• [WORK TO BE COMPLETED]: Retype every line from the start of the data down to and including the line with "1.22, 0.80, 0.44];". Skip the pictures.
━━━━━ DATA SECTION ━━━━━
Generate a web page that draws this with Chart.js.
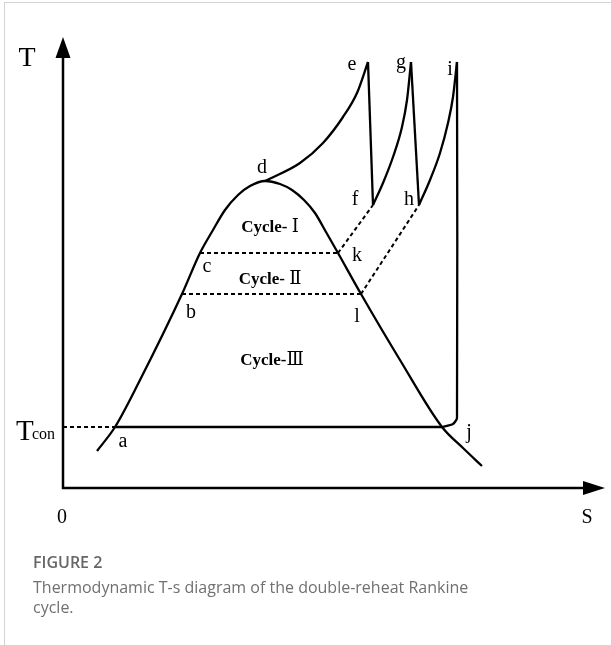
<!DOCTYPE html>
<html>
<head>
<meta charset="utf-8">
<title>T-s diagram</title>
<script src="https://cdn.jsdelivr.net/npm/chart.js@4.4.1/dist/chart.umd.min.js"></script>
<style>
  html, body { margin: 0; padding: 0; background: #fff; }
  #wrap { position: relative; width: 611px; height: 645px; overflow: hidden; }
  #frame { position: absolute; left: 4px; top: 2px; right: 0; bottom: 0;
           border-left: 1.5px solid #d4d4d4; border-top: 1.5px solid #d4d4d4; }
  #ts-chart { position: absolute; left: 0; top: 0; }
  #caption { position: absolute; left: 33px; top: 552px; width: 445px;
             font-family: "Open Sans", sans-serif; font-size: 16px; line-height: 20px; color: #707070; }
  #caption .fig { font-weight: 600; color: #666; }
  #caption .txt { margin-top: 5px; }
</style>
</head>
<body>
<div id="wrap">
  <div id="frame"></div>
  <canvas id="ts-chart" width="611" height="645"></canvas>
  <div id="caption">
    <div class="fig">FIGURE 2</div>
    <div class="txt">Thermodynamic T-s diagram of the double-reheat Rankine cycle.</div>
  </div>
</div>
<script>
// axis ranges (entropy s, temperature T, arbitrary units)
const sMax = 10.84;
const tMax = 9.02;
const tCon = 1.22;

// state points of the cycle
const stateNames = ["a", "b", "c", "d", "e", "f", "g", "h", "i", "j", "k", "l"];
const stateS = [1.04, 2.38, 2.74, 4.04, 6.10, 6.20, 6.96, 7.12, 7.88, 7.58, 5.50, 5.96];
const stateT = [1.22, 3.88, 4.70, 6.14, 8.52, 5.66, 8.52, 5.66, 8.52, 1.22, 4.70, 3.88];

// saturation dome
const domeS = [0.68, 1.04, 1.54, 2.38, 2.74, 3.00, 3.24, 3.50, 3.74, 4.04, 4.34, 4.58, 4.82, 5.04, 5.26, 5.50, 5.96, 6.74, 7.58, 8.00, 8.38];
const domeT = [0.74, 1.22, 2.16, 3.88, 4.70, 5.16, 5.56, 5.86, 6.04, 6.14, 6.08, 5.96, 5.76, 5.50, 5.12, 4.70, 3.88, 2.56, 1.22, 0.80, 0.44];

// superheating d -> e
const superS = [4.04, 4.74, 5.20, 5.60, 5.88, 6.10];
const superT = [6.14, 6.50, 6.90, 7.42, 7.90, 8.52];

// first reheat f -> g
const reheat1S = [6.20, 6.40, 6.60, 6.78, 6.88, 6.96];
const reheat1T = [5.66, 6.10, 6.62, 7.22, 7.76, 8.52];

// second reheat h -> i
const reheat2S = [7.12, 7.34, 7.54, 7.70, 7.80, 7.88];
const reheat2T = [5.66, 6.16, 6.70, 7.30, 7.82, 8.52];

// expansion i -> j
const expandS = [7.88, 7.88, 7.80, 7.58];
const expandT = [8.52, 1.40, 1.28, 1.22];

// text inside the cycle: word + roman numeral
const cycleWords = ["Cycle- ", "Cycle- ", "Cycle-"];
const cycleNums = ["\u2160", "\u2161", "\u2162"];
const cycleS = [4.14, 4.14, 4.18];
const cycleT = [5.12, 4.08, 2.46];

function st(name) {
  const i = stateNames.indexOf(name);
  return { x: stateS[i], y: stateT[i] };
}

function toPoints(xs, ys) {
  return xs.map((x, i) => ({ x: x, y: ys[i] }));
}

function solid(points, curved, tension) {
  return {
    data: points,
    showLine: true,
    borderColor: "#000",
    borderWidth: 2.3,
    pointRadius: 0,
    cubicInterpolationMode: curved ? "monotone" : "default",
    tension: tension || 0,
    clip: false,
  };
}

function dotted(points) {
  const ds = solid(points, false);
  ds.borderDash = [4, 3];
  ds.borderWidth = 2;
  return ds;
}

// label offsets in px from each state point (center x, baseline y)
const labelOffset = {
  a: [8, 20], b: [9, 24], c: [7, 19], d: [-3, -8], e: [-16, 8], f: [-18, 0],
  g: [-10, 6], h: [-10, 0], i: [-7, 13], j: [27, 11], k: [19, 8], l: [-4, 28],
};

const wordFont = "bold 17px 'Liberation Serif'";
const numFont = "18px 'DejaVu Serif', serif";

const decorPlugin = {
  id: "decor",
  afterDatasetsDraw(chart) {
    const ctx = chart.ctx;
    const xs = chart.scales.x;
    const ys = chart.scales.y;
    const x0 = xs.getPixelForValue(0);
    const y0 = ys.getPixelForValue(0);
    const xEnd = xs.getPixelForValue(sMax);
    const yEnd = ys.getPixelForValue(tMax);

    ctx.save();
    ctx.strokeStyle = "#000";
    ctx.fillStyle = "#000";
    ctx.lineWidth = 2.5;

    // axes
    ctx.beginPath();
    ctx.moveTo(x0, yEnd + 18);
    ctx.lineTo(x0, y0);
    ctx.lineTo(xEnd - 18, y0);
    ctx.stroke();

    // arrow heads
    ctx.beginPath();
    ctx.moveTo(x0, yEnd);
    ctx.lineTo(x0 - 7.5, yEnd + 21);
    ctx.lineTo(x0 + 7.5, yEnd + 21);
    ctx.closePath();
    ctx.fill();
    ctx.beginPath();
    ctx.moveTo(xEnd, y0);
    ctx.lineTo(xEnd - 22, y0 - 7);
    ctx.lineTo(xEnd - 22, y0 + 7);
    ctx.closePath();
    ctx.fill();

    ctx.textAlign = "center";
    ctx.textBaseline = "alphabetic";

    // axis names
    ctx.font = "28px 'Liberation Serif'";
    ctx.fillText("T", x0 - 36, yEnd + 29);
    ctx.font = "20px 'Liberation Serif'";
    ctx.fillText("0", x0 - 1, y0 + 35);
    ctx.fillText("S", xEnd - 18, y0 + 35);

    // T con on the y axis
    const yCon = ys.getPixelForValue(tCon);
    ctx.textAlign = "left";
    ctx.font = "29px 'Liberation Serif'";
    ctx.fillText("T", x0 - 47, yCon + 13);
    ctx.font = "16px 'Liberation Serif'";
    ctx.fillText("con", x0 - 31, yCon + 12);

    // state labels
    ctx.textAlign = "center";
    ctx.font = "20px 'Liberation Serif'";
    stateNames.forEach((name, i) => {
      const px = xs.getPixelForValue(stateS[i]);
      const py = ys.getPixelForValue(stateT[i]);
      const off = labelOffset[name];
      ctx.fillText(name, px + off[0], py + off[1]);
    });

    // cycle names, bold word then plain numeral
    ctx.textAlign = "left";
    cycleWords.forEach((word, i) => {
      ctx.font = wordFont;
      const w1 = ctx.measureText(word).width;
      ctx.font = numFont;
      const w2 = ctx.measureText(cycleNums[i]).width;
      const left = xs.getPixelForValue(cycleS[i]) - (w1 + w2) / 2;
      const base = ys.getPixelForValue(cycleT[i]);
      ctx.font = wordFont;
      ctx.fillText(word, left, base);
      ctx.font = numFont;
      ctx.fillText(cycleNums[i], left + w1, base);
    });
    ctx.restore();
  },
};

const datasets = [
  solid(toPoints(domeS, domeT), true),
  solid(toPoints(superS, superT), true),
  solid([st("e"), st("f")]),
  solid(toPoints(reheat1S, reheat1T), true),
  solid([st("g"), st("h")]),
  solid(toPoints(reheat2S, reheat2T), true),
  solid(toPoints(expandS, expandT), false, 0.2),
  solid([st("a"), st("j")]),
  dotted([{ x: 0, y: tCon }, st("a")]),
  dotted([st("c"), st("k")]),
  dotted([st("b"), st("l")]),
  dotted([st("k"), st("f")]),
  dotted([st("l"), st("h")]),
];

new Chart(document.getElementById("ts-chart"), {
  type: "scatter",
  data: { datasets: datasets },
  options: {
    responsive: false,
    animation: false,
    layout: { padding: { left: 63, right: 6, top: 37, bottom: 157 } },
    plugins: { legend: { display: false }, tooltip: { enabled: false } },
    scales: {
      x: { type: "linear", min: 0, max: sMax, display: false },
      y: { type: "linear", min: 0, max: tMax, display: false },
    },
  },
  plugins: [decorPlugin],
});
</script>
</body>
</html>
━━━━━
• [WRITTEN RESPONSE]:
Generate a web page that draws this with Chart.js.
<!DOCTYPE html>
<html>
<head>
<meta charset="utf-8">
<title>T-s diagram</title>
<script src="https://cdn.jsdelivr.net/npm/chart.js@4.4.1/dist/chart.umd.min.js"></script>
<style>
  html, body { margin: 0; padding: 0; background: #fff; }
  #wrap { position: relative; width: 611px; height: 645px; overflow: hidden; }
  #frame { position: absolute; left: 4px; top: 2px; right: 0; bottom: 0;
           border-left: 1.5px solid #d4d4d4; border-top: 1.5px solid #d4d4d4; }
  #ts-chart { position: absolute; left: 0; top: 0; }
  #caption { position: absolute; left: 33px; top: 552px; width: 445px;
             font-family: "Open Sans", sans-serif; font-size: 16px; line-height: 20px; color: #707070; }
  #caption .fig { font-weight: 600; color: #666; }
  #caption .txt { margin-top: 5px; }
</style>
</head>
<body>
<div id="wrap">
  <div id="frame"></div>
  <canvas id="ts-chart" width="611" height="645"></canvas>
  <div id="caption">
    <div class="fig">FIGURE 2</div>
    <div class="txt">Thermodynamic T-s diagram of the double-reheat Rankine cycle.</div>
  </div>
</div>
<script>
// axis ranges (entropy s, temperature T, arbitrary units)
const sMax = 10.84;
const tMax = 9.02;
const tCon = 1.22;

// state points of the cycle
const stateNames = ["a", "b", "c", "d", "e", "f", "g", "h", "i", "j", "k", "l"];
const stateS = [1.04, 2.38, 2.74, 4.04, 6.10, 6.20, 6.96, 7.12, 7.88, 7.58, 5.50, 5.96];
const stateT = [1.22, 3.88, 4.70, 6.14, 8.52, 5.66, 8.52, 5.66, 8.52, 1.22, 4.70, 3.88];

// saturation dome
const domeS = [0.68, 1.04, 1.54, 2.38, 2.74, 3.00, 3.24, 3.50, 3.74, 4.04, 4.34, 4.58, 4.82, 5.04, 5.26, 5.50, 5.96, 6.74, 7.58, 8.00, 8.38];
const domeT = [0.74, 1.22, 2.16, 3.88, 4.70, 5.16, 5.56, 5.86, 6.04, 6.14, 6.08, 5.96, 5.76, 5.50, 5.12, 4.70, 3.88, 2.56, 1.22, 0.80, 0.44];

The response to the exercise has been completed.